Apparently they had regular feeding grounds, which were visited every day, but the herds seemed to cover a great deal of territory. Like the gibbons of the Nam-ting River, the hoolocks traveled through the tree tops at almost unbelievable speed, and one of the most amazing things which I have ever witnessed was the way in which they could throw themselves from one tree to another with unerring precision.

On April 5, we received the first mail in nearly three months and our share amounted to 105 letters besides a great quantity of magazines. Wu had ridden to Teng-yueh for us and, as well as the greatly desired mail, had a basket of delicious vegetables and a sheaf of Reuter's cablegrams which were kindly sent by Messrs. Palmer and Abertsen, gentlemen in the employ of the Chinese Customs, who had cared for our mail. Mr. Abertsen also sent a note telling us of a good hunting ground near Teng-yueh.

We spent an entire afternoon and evening over our letters and papers and, through them, began to get in touch with the world again. It is strange how little one misses the morning newspaper once one is beyond its reach and has properly adjusted one's mental perspective. And it is just as strange how essential it all seems immediately one is again within reach of such adjuncts of civilization.
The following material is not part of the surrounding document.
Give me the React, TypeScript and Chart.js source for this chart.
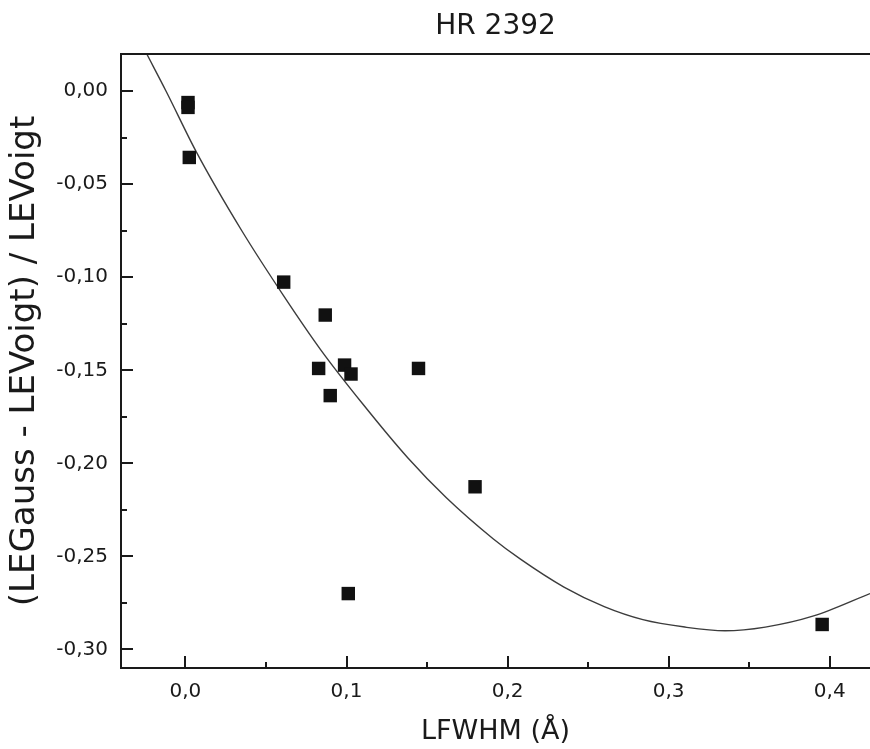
import React, { useEffect, useRef } from 'react';
import { Chart, registerables } from 'chart.js';

Chart.register(...registerables);

const chartTitle = 'HR 2392';
const xAxisTitle = 'LFWHM (Å)';
const yAxisTitle = '(LEGauss - LEVoigt) / LEVoigt';

// measured points (LFWHM, relative difference)
const pointX = [0.0016, 0.0016, 0.0024, 0.061, 0.0868, 0.0827, 0.0988, 0.1028, 0.0899, 0.1447, 0.1798, 0.1011, 0.3953];
const pointY = [-0.0061, -0.0087, -0.0356, -0.1026, -0.1203, -0.149, -0.1472, -0.152, -0.1636, -0.149, -0.2126, -0.27, -0.2866];

// fitted curve
const fitX = [-0.024, -0.012, 0.007, 0.035, 0.061, 0.084, 0.11, 0.138, 0.162, 0.191, 0.208, 0.235, 0.26, 0.284, 0.31, 0.335, 0.36, 0.39, 0.425];
const fitY = [0.02, 0.0, -0.033, -0.075, -0.11, -0.139, -0.168, -0.197, -0.2185, -0.2405, -0.2515, -0.2665, -0.277, -0.284, -0.288, -0.29, -0.288, -0.282, -0.27];

const xMajor = [0, 0.1, 0.2, 0.3, 0.4];
const xMinor = [0.05, 0.15, 0.25, 0.35];
const yMajor = [0, -0.05, -0.1, -0.15, -0.2, -0.25, -0.3];
const yMinor = [-0.025, -0.075, -0.125, -0.175, -0.225, -0.275];

const FONT = 'DejaVu Sans';
const INK = '#1a1a1a';

const fmt = (v: number, d: number) => {
  const r = Math.abs(v) < 1e-9 ? 0 : v;
  return r.toFixed(d).replace('.', ',');
};

const inwardTicks = {
  id: 'inwardTicks',
  afterDraw(chart: any) {
    const { ctx, chartArea } = chart;
    const xs = chart.scales.x;
    const ys = chart.scales.y;
    ctx.save();
    ctx.strokeStyle = INK;
    ctx.lineWidth = 2;
    // top frame
    ctx.beginPath();
    ctx.moveTo(chartArea.left - 1, chartArea.top);
    ctx.lineTo(chartArea.right + 2, chartArea.top);
    ctx.stroke();
    const drawX = (vals: number[], len: number) => {
      vals.forEach((v) => {
        const px = Math.round(xs.getPixelForValue(v));
        ctx.beginPath();
        ctx.moveTo(px, chartArea.bottom);
        ctx.lineTo(px, chartArea.bottom - len);
        ctx.stroke();
      });
    };
    const drawY = (vals: number[], len: number) => {
      vals.forEach((v) => {
        const py = Math.round(ys.getPixelForValue(v));
        ctx.beginPath();
        ctx.moveTo(chartArea.left, py);
        ctx.lineTo(chartArea.left + len, py);
        ctx.stroke();
      });
    };
    drawX(xMajor, 12);
    drawX(xMinor, 6);
    drawY(yMajor, 12);
    drawY(yMinor, 6);
    ctx.restore();
  },
};

export default function App() {
  const ref = useRef<HTMLCanvasElement>(null);
  useEffect(() => {
    const points = pointX.map((x, i) => ({ x, y: pointY[i] }));
    const fit = fitX.map((x, i) => ({ x, y: fitY[i] }));
    const chart = new Chart(ref.current as HTMLCanvasElement, {
      type: 'scatter',
      data: {
        datasets: [
          {
            data: points,
            pointStyle: 'rect',
            pointRadius: 9.5,
            backgroundColor: '#111',
            borderColor: '#111',
            borderWidth: 0,
            order: 1,
          },
          {
            data: fit,
            showLine: true,
            borderColor: '#3c3c3c',
            borderWidth: 1.4,
            pointRadius: 0,
            cubicInterpolationMode: 'monotone',
            fill: false,
            order: 2,
          },
        ],
      } as any,
      options: {
        responsive: false,
        animation: false,
        devicePixelRatio: 1,
        layout: { padding: 0, autoPadding: false },
        plugins: {
          legend: { display: false },
          tooltip: { enabled: false },
          title: {
            display: true,
            text: chartTitle,
            fullSize: false,
            color: INK,
            font: { family: FONT, size: 28, weight: 'normal' },
            padding: { top: 10, bottom: 10.4 },
          },
        },
        scales: {
          x: {
            type: 'linear',
            position: 'bottom',
            min: -0.04,
            max: 0.425,
            afterBuildTicks: (s: any) => {
              s.ticks = xMajor.map((v) => ({ value: v }));
            },
            afterFit: (s: any) => {
              s.height = 81;
            },
            grid: { display: false, drawTicks: false },
            border: { display: true, color: INK, width: 2 },
            ticks: {
              padding: 12,
              color: INK,
              font: { family: FONT, size: 20 },
              maxRotation: 0,
              autoSkip: false,
              callback: (v: any) => fmt(Number(v), 1),
            },
            title: {
              display: true,
              text: xAxisTitle,
              color: INK,
              font: { family: FONT, size: 27 },
              padding: { top: 0, bottom: 1 },
            },
          },
          y: {
            type: 'linear',
            position: 'left',
            min: -0.31,
            max: 0.02,
            afterBuildTicks: (s: any) => {
              s.ticks = yMajor.map((v) => ({ value: v }));
            },
            afterFit: (s: any) => {
              s.width = 121;
            },
            grid: { display: false, drawTicks: false },
            border: { display: true, color: INK, width: 2 },
            ticks: {
              padding: 13,
              color: INK,
              font: { family: FONT, size: 20 },
              autoSkip: false,
              callback: (v: any) => fmt(Number(v), 2),
            },
            title: {
              display: true,
              text: yAxisTitle,
              color: INK,
              font: { family: FONT, size: 34 },
              padding: { top: 5, bottom: 0 },
            },
          },
        },
      } as any,
      plugins: [inwardTicks],
    });
    return () => chart.destroy();
  }, []);
  return (
    <canvas
      ref={ref}
      width={870}
      height={749}
      style={{ position: 'fixed', left: 0, top: 0, width: 870, height: 749, background: '#fff' }}
    />
  );
}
On April 6, we had the first rain for weeks. The water fell in torrents, and the roar, as it drummed upon the tent, was so incessant that we could barely hear each other shout. Because of the long dry spell our camp had not been made with reference to weather and during the night I waked to find that we were in the middle of a pond with fifteen inches of water in the tent. Shoes, clothes, guns, and cameras were soaked, and the surface of the water was only an inch below the bottoms of our cots. This was the beginning of a ten days' rain after which we had six weeks of as delightful weather as one could wish.